[WRITTEN TASK]
All lines from the beginning of the listing through the line with "clip_on=False, zorder=3, solid_capstyle='butt')" are to be copied word for word; the pictures are not.

————————

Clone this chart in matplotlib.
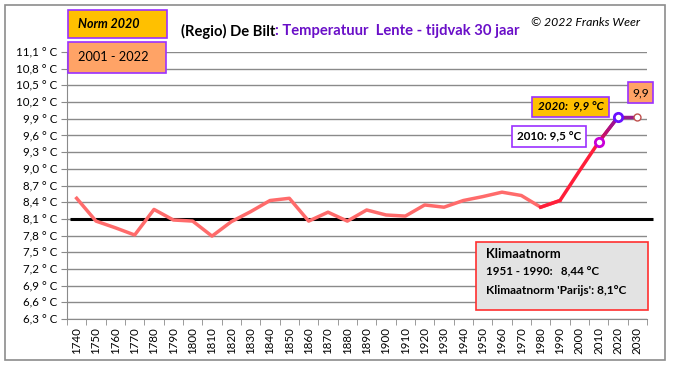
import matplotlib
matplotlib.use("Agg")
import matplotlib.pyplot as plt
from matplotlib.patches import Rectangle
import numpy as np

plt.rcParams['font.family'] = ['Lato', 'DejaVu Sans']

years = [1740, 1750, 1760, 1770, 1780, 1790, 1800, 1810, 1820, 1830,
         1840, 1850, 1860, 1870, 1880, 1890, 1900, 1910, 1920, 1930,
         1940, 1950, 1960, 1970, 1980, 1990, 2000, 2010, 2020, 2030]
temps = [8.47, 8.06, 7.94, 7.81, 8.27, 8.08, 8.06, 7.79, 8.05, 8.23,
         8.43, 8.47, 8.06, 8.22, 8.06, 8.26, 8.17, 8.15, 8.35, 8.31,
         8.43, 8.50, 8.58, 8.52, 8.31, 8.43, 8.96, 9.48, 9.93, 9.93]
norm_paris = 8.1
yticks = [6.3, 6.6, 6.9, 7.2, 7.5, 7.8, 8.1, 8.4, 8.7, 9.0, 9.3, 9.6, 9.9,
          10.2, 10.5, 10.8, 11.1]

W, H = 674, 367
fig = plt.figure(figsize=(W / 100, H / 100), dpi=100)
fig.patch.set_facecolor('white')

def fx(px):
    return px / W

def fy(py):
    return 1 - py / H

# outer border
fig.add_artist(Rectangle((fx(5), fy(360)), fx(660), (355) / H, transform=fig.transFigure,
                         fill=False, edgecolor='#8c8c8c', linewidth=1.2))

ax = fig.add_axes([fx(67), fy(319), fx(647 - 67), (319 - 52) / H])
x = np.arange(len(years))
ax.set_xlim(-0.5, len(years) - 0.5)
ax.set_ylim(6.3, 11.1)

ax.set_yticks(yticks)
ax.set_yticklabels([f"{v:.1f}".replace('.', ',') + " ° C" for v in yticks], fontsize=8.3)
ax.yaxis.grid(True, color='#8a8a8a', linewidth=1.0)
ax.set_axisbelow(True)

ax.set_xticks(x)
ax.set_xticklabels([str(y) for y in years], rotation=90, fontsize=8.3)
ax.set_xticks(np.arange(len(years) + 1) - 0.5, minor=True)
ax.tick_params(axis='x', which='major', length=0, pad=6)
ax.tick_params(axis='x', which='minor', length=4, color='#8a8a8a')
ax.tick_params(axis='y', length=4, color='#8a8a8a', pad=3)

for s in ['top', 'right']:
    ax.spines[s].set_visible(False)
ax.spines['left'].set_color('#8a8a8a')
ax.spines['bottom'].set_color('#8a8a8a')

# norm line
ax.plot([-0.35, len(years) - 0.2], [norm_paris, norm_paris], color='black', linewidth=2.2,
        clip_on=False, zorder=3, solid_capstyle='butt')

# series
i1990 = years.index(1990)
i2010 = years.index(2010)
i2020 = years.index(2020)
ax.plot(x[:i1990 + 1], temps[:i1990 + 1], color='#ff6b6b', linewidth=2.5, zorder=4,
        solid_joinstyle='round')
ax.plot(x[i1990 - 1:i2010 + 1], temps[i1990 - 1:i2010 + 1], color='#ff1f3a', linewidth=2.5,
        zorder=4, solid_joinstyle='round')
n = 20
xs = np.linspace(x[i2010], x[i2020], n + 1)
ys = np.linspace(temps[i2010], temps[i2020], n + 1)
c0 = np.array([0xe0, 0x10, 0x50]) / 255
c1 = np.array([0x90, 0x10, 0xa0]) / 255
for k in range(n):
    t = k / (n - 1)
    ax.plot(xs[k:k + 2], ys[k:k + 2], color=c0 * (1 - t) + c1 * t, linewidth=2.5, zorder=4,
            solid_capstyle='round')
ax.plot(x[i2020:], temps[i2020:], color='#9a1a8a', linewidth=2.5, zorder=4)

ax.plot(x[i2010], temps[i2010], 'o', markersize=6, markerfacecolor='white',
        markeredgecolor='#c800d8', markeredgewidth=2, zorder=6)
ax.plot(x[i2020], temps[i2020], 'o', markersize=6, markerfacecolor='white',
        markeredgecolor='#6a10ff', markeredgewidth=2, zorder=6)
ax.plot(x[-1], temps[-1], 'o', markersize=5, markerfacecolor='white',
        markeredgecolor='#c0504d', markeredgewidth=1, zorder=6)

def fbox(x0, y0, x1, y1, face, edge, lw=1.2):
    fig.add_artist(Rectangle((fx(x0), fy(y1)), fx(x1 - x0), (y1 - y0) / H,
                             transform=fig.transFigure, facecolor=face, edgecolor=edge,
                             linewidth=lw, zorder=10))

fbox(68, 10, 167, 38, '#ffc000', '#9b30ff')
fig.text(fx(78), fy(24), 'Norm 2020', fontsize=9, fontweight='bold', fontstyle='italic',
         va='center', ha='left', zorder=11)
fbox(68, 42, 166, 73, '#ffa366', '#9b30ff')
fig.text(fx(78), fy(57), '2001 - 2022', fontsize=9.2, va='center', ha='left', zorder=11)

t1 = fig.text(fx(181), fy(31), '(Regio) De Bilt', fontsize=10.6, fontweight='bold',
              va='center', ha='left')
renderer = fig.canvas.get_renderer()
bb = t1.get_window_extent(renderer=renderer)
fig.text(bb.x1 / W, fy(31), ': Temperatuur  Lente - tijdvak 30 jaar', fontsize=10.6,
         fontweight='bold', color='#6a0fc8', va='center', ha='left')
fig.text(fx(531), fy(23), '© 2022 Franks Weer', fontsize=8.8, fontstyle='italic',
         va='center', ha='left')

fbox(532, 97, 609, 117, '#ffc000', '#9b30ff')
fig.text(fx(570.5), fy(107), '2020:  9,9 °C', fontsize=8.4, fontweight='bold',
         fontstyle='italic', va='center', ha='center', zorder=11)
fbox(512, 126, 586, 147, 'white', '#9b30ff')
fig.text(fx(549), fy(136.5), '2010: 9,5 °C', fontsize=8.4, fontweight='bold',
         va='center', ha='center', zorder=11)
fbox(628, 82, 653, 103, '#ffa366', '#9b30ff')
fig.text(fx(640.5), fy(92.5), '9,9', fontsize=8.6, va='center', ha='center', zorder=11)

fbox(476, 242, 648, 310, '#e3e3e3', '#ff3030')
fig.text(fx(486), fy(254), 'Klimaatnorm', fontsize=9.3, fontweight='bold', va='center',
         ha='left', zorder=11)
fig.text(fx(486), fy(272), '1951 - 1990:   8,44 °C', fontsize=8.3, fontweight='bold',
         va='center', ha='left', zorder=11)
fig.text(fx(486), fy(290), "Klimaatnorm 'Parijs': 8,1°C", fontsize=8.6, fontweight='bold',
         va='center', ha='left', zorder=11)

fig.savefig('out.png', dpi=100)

————————

[CORRECT RESULT]
Clone this chart in matplotlib.
import matplotlib
matplotlib.use("Agg")
import matplotlib.pyplot as plt
from matplotlib.patches import Rectangle
import numpy as np

plt.rcParams['font.family'] = ['Lato', 'DejaVu Sans']

years = [1740, 1750, 1760, 1770, 1780, 1790, 1800, 1810, 1820, 1830,
         1840, 1850, 1860, 1870, 1880, 1890, 1900, 1910, 1920, 1930,
         1940, 1950, 1960, 1970, 1980, 1990, 2000, 2010, 2020, 2030]
temps = [8.47, 8.06, 7.94, 7.81, 8.27, 8.08, 8.06, 7.79, 8.05, 8.23,
         8.43, 8.47, 8.06, 8.22, 8.06, 8.26, 8.17, 8.15, 8.35, 8.31,
         8.43, 8.50, 8.58, 8.52, 8.31, 8.43, 8.96, 9.48, 9.93, 9.93]
norm_paris = 8.1
yticks = [6.3, 6.6, 6.9, 7.2, 7.5, 7.8, 8.1, 8.4, 8.7, 9.0, 9.3, 9.6, 9.9,
          10.2, 10.5, 10.8, 11.1]

W, H = 674, 367
fig = plt.figure(figsize=(W / 100, H / 100), dpi=100)
fig.patch.set_facecolor('white')

def fx(px):
    return px / W

def fy(py):
    return 1 - py / H

# outer border
fig.add_artist(Rectangle((fx(5), fy(360)), fx(660), (355) / H, transform=fig.transFigure,
                         fill=False, edgecolor='#8c8c8c', linewidth=1.2))

ax = fig.add_axes([fx(67), fy(319), fx(647 - 67), (319 - 52) / H])
x = np.arange(len(years))
ax.set_xlim(-0.5, len(years) - 0.5)
ax.set_ylim(6.3, 11.1)

ax.set_yticks(yticks)
ax.set_yticklabels([f"{v:.1f}".replace('.', ',') + " ° C" for v in yticks], fontsize=8.3)
ax.yaxis.grid(True, color='#8a8a8a', linewidth=1.0)
ax.set_axisbelow(True)

ax.set_xticks(x)
ax.set_xticklabels([str(y) for y in years], rotation=90, fontsize=8.3)
ax.set_xticks(np.arange(len(years) + 1) - 0.5, minor=True)
ax.tick_params(axis='x', which='major', length=0, pad=6)
ax.tick_params(axis='x', which='minor', length=4, color='#8a8a8a')
ax.tick_params(axis='y', length=4, color='#8a8a8a', pad=3)

for s in ['top', 'right']:
    ax.spines[s].set_visible(False)
ax.spines['left'].set_color('#8a8a8a')
ax.spines['bottom'].set_color('#8a8a8a')

# norm line
ax.plot([-0.35, len(years) - 0.2], [norm_paris, norm_paris], color='black', linewidth=2.2,
        clip_on=False, zorder=3, solid_capstyle='butt')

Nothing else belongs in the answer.